┌──

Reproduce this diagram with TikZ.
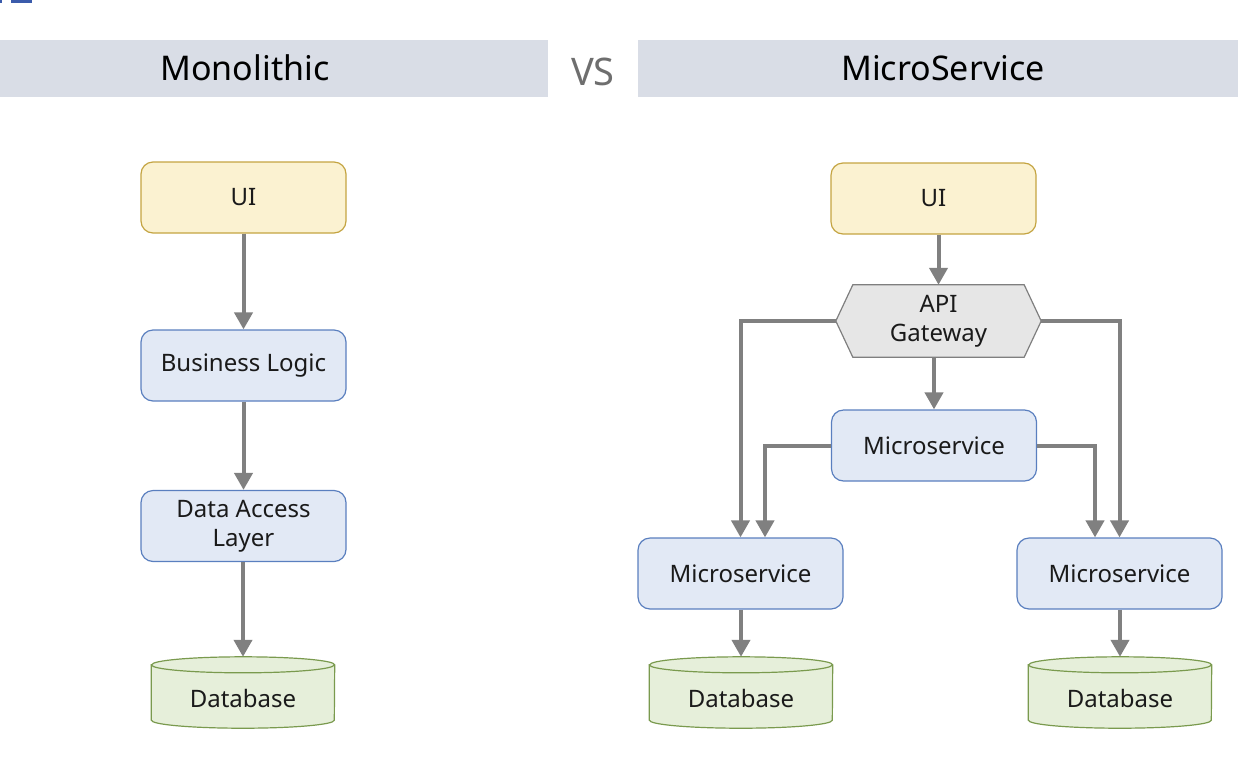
\documentclass[tikz,border=0pt]{standalone}
\usepackage{fontspec}
\setmainfont{Noto Sans}
\usetikzlibrary{arrows.meta,calc,backgrounds}
\definecolor{hdr}{HTML}{D9DDE6}
\definecolor{uifill}{HTML}{FBF2D1}
\definecolor{uiline}{HTML}{C4A442}
\definecolor{bfill}{HTML}{E2E9F5}
\definecolor{bline}{HTML}{5A7FBF}
\definecolor{gfill}{HTML}{E6EFDA}
\definecolor{gline}{HTML}{7A9A4E}
\definecolor{gwfill}{HTML}{E6E6E6}
\definecolor{gwline}{HTML}{7F7F7F}
\definecolor{arrc}{HTML}{808080}
\definecolor{vsc}{HTML}{6E6E6E}
\definecolor{txtc}{HTML}{1A1A1A}
\definecolor{cornermarkc}{HTML}{3B5BAB}
\tikzset{
  x=1pt, y=1pt,
  basebox/.style={rounded corners=12pt, minimum width=205pt, minimum height=71pt,
    line width=1.2pt, align=center, inner sep=0pt, text=txtc, font=\fontsize{24}{29}\selectfont},
  uibox/.style={basebox, draw=uiline, fill=uifill},
  svcbox/.style={basebox, draw=bline, fill=bfill},
  gwnode/.style={minimum width=205pt, minimum height=72pt, inner sep=0pt, align=center,
    text=txtc, font=\fontsize{24}{29}\selectfont},
  dbnode/.style={minimum width=183pt, minimum height=71pt, inner sep=0pt,
    text height=29pt, text depth=0pt, text=txtc, font=\fontsize{24}{29}\selectfont},
  dbline/.style={draw=gline, fill=gfill, line width=1.2pt},
  arr/.style={draw=arrc, line width=4pt, -{Triangle[width=18pt,length=17pt]}},
  hdrtext/.style={font=\fontsize{34}{38}\selectfont, inner sep=0pt},
}
\newcommand\dbcyl[1]{%
  \begin{scope}[on background layer]
  \draw[dbline] ($(#1.north west)+(0,-8)$) -- ($(#1.south west)+(0,8)$)
     arc[start angle=180,end angle=360,x radius=91.5,y radius=8]
     -- ($(#1.north east)+(0,-8)$)
     arc[start angle=0,end angle=180,x radius=91.5,y radius=8] -- cycle;
  \draw[draw=gline, line width=1.2pt] ($(#1.north west)+(0,-8)$)
     arc[start angle=180,end angle=360,x radius=91.5,y radius=8];
  \end{scope}}
\begin{document}
\begin{tikzpicture}
\useasboundingbox (0,0) rectangle (1238,-761);
% top-left fragment
\fill[cornermarkc] (0,0) rectangle (1.5,-2.5);
\fill[cornermarkc] (10.5,0) rectangle (32,-2.5);
% headers
\fill[hdr] (0,-40) rectangle (548,-97);
\fill[hdr] (638,-40) rectangle (1238,-97);
\node[hdrtext] (hmono) at (245,-68) {Monolithic};
\node[hdrtext] (hmicro) at (943,-68) {MicroService};
\node[hdrtext, text=vsc, font=\fontsize{38}{42}\selectfont] (vs) at (593,-72) {VS};

% Monolithic column
\node[uibox] (lui) at (243.5,-197.5) {UI};
\node[svcbox] (lbl) at (243.5,-365.5) {Business Logic};
\node[svcbox] (ldal) at (243.5,-526) {Data Access\\Layer};
\node[dbnode] (ldb) at (243,-692.5) {Database};
\dbcyl{ldb}
\draw[arr] (lui) -- (lbl);
\draw[arr] (lbl) -- (ldal);
\draw[arr] (ldal.south -| ldb.north) -- (ldb.north);

% MicroService column
\node[uibox] (rui) at (933.5,-198.5) {UI};
\node[gwnode] (gw) at (938.5,-321) {API\\Gateway};
\begin{scope}[on background layer]
\draw[draw=gwline, fill=gwfill, line width=1.2pt]
  (gw.west) -- ($(gw.north west)+(17,0)$) -- ($(gw.north east)+(-17,0)$)
  -- (gw.east) -- ($(gw.south east)+(-17,0)$) -- ($(gw.south west)+(17,0)$) -- cycle;
\end{scope}
\node[svcbox] (mms) at (934,-445.5) {Microservice};
\node[svcbox] (lms) at (740.5,-573.5) {Microservice};
\node[svcbox] (rms) at (1119.5,-573.5) {Microservice};
\node[dbnode] (mdb1) at (741,-692.5) {Database};
\node[dbnode] (mdb2) at (1120,-692.5) {Database};
\dbcyl{mdb1}
\dbcyl{mdb2}

\draw[arr] (rui.south -| gw.north) -- (gw.north);
\draw[arr] (gw.south -| mms.north) -- (mms.north);
\draw[arr] (gw.west) -| (lms.north);
\draw[arr] (gw.east) -| (rms.north);
\draw[arr] (mms.west) -| ($(lms.north)+(24.5,0)$);
\draw[arr] (mms.east) -| ($(rms.north)+(-24.5,0)$);
\draw[arr] (lms.south -| mdb1.north) -- (mdb1.north);
\draw[arr] (rms.south -| mdb2.north) -- (mdb2.north);
\end{tikzpicture}
\end{document}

└──

Exclude the pictures. Write out the remaining data exactly.

- _Response below_
Reproduce this diagram with TikZ.
\documentclass[tikz,border=0pt]{standalone}
\usepackage{fontspec}
\setmainfont{Noto Sans}
\usetikzlibrary{arrows.meta,calc,backgrounds}
\definecolor{hdr}{HTML}{D9DDE6}
\definecolor{uifill}{HTML}{FBF2D1}
\definecolor{uiline}{HTML}{C4A442}
\definecolor{bfill}{HTML}{E2E9F5}
\definecolor{bline}{HTML}{5A7FBF}
\definecolor{gfill}{HTML}{E6EFDA}
\definecolor{gline}{HTML}{7A9A4E}
\definecolor{gwfill}{HTML}{E6E6E6}
\definecolor{gwline}{HTML}{7F7F7F}
\definecolor{arrc}{HTML}{808080}
\definecolor{vsc}{HTML}{6E6E6E}
\definecolor{txtc}{HTML}{1A1A1A}
\definecolor{cornermarkc}{HTML}{3B5BAB}
\tikzset{
  x=1pt, y=1pt,
  basebox/.style={rounded corners=12pt, minimum width=205pt, minimum height=71pt,
    line width=1.2pt, align=center, inner sep=0pt, text=txtc, font=\fontsize{24}{29}\selectfont},
  uibox/.style={basebox, draw=uiline, fill=uifill},
  svcbox/.style={basebox, draw=bline, fill=bfill},
  gwnode/.style={minimum width=205pt, minimum height=72pt, inner sep=0pt, align=center,
    text=txtc, font=\fontsize{24}{29}\selectfont},
  dbnode/.style={minimum width=183pt, minimum height=71pt, inner sep=0pt,
    text height=29pt, text depth=0pt, text=txtc, font=\fontsize{24}{29}\selectfont},
  dbline/.style={draw=gline, fill=gfill, line width=1.2pt},
  arr/.style={draw=arrc, line width=4pt, -{Triangle[width=18pt,length=17pt]}},
  hdrtext/.style={font=\fontsize{34}{38}\selectfont, inner sep=0pt},
}
\newcommand\dbcyl[1]{%
  \begin{scope}[on background layer]
  \draw[dbline] ($(#1.north west)+(0,-8)$) -- ($(#1.south west)+(0,8)$)
     arc[start angle=180,end angle=360,x radius=91.5,y radius=8]
     -- ($(#1.north east)+(0,-8)$)
     arc[start angle=0,end angle=180,x radius=91.5,y radius=8] -- cycle;
  \draw[draw=gline, line width=1.2pt] ($(#1.north west)+(0,-8)$)
     arc[start angle=180,end angle=360,x radius=91.5,y radius=8];
  \end{scope}}
\begin{document}
\begin{tikzpicture}
\useasboundingbox (0,0) rectangle (1238,-761);
% top-left fragment
\fill[cornermarkc] (0,0) rectangle (1.5,-2.5);
\fill[cornermarkc] (10.5,0) rectangle (32,-2.5);
% headers
\fill[hdr] (0,-40) rectangle (548,-97);
\fill[hdr] (638,-40) rectangle (1238,-97);
\node[hdrtext] (hmono) at (245,-68) {Monolithic};
\node[hdrtext] (hmicro) at (943,-68) {MicroService};
\node[hdrtext, text=vsc, font=\fontsize{38}{42}\selectfont] (vs) at (593,-72) {VS};

% Monolithic column
\node[uibox] (lui) at (243.5,-197.5) {UI};
\node[svcbox] (lbl) at (243.5,-365.5) {Business Logic};
\node[svcbox] (ldal) at (243.5,-526) {Data Access\\Layer};
\node[dbnode] (ldb) at (243,-692.5) {Database};
\dbcyl{ldb}
\draw[arr] (lui) -- (lbl);
\draw[arr] (lbl) -- (ldal);
\draw[arr] (ldal.south -| ldb.north) -- (ldb.north);

% MicroService column
\node[uibox] (rui) at (933.5,-198.5) {UI};
\node[gwnode] (gw) at (938.5,-321) {API\\Gateway};
\begin{scope}[on background layer]
\draw[draw=gwline, fill=gwfill, line width=1.2pt]
  (gw.west) -- ($(gw.north west)+(17,0)$) -- ($(gw.north east)+(-17,0)$)
  -- (gw.east) -- ($(gw.south east)+(-17,0)$) -- ($(gw.south west)+(17,0)$) -- cycle;
\end{scope}
\node[svcbox] (mms) at (934,-445.5) {Microservice};
\node[svcbox] (lms) at (740.5,-573.5) {Microservice};
\node[svcbox] (rms) at (1119.5,-573.5) {Microservice};
\node[dbnode] (mdb1) at (741,-692.5) {Database};
\node[dbnode] (mdb2) at (1120,-692.5) {Database};
\dbcyl{mdb1}
\dbcyl{mdb2}

\draw[arr] (rui.south -| gw.north) -- (gw.north);
\draw[arr] (gw.south -| mms.north) -- (mms.north);
\draw[arr] (gw.west) -| (lms.north);
\draw[arr] (gw.east) -| (rms.north);
\draw[arr] (mms.west) -| ($(lms.north)+(24.5,0)$);
\draw[arr] (mms.east) -| ($(rms.north)+(-24.5,0)$);
\draw[arr] (lms.south -| mdb1.north) -- (mdb1.north);
\draw[arr] (rms.south -| mdb2.north) -- (mdb2.north);
\end{tikzpicture}
\end{document}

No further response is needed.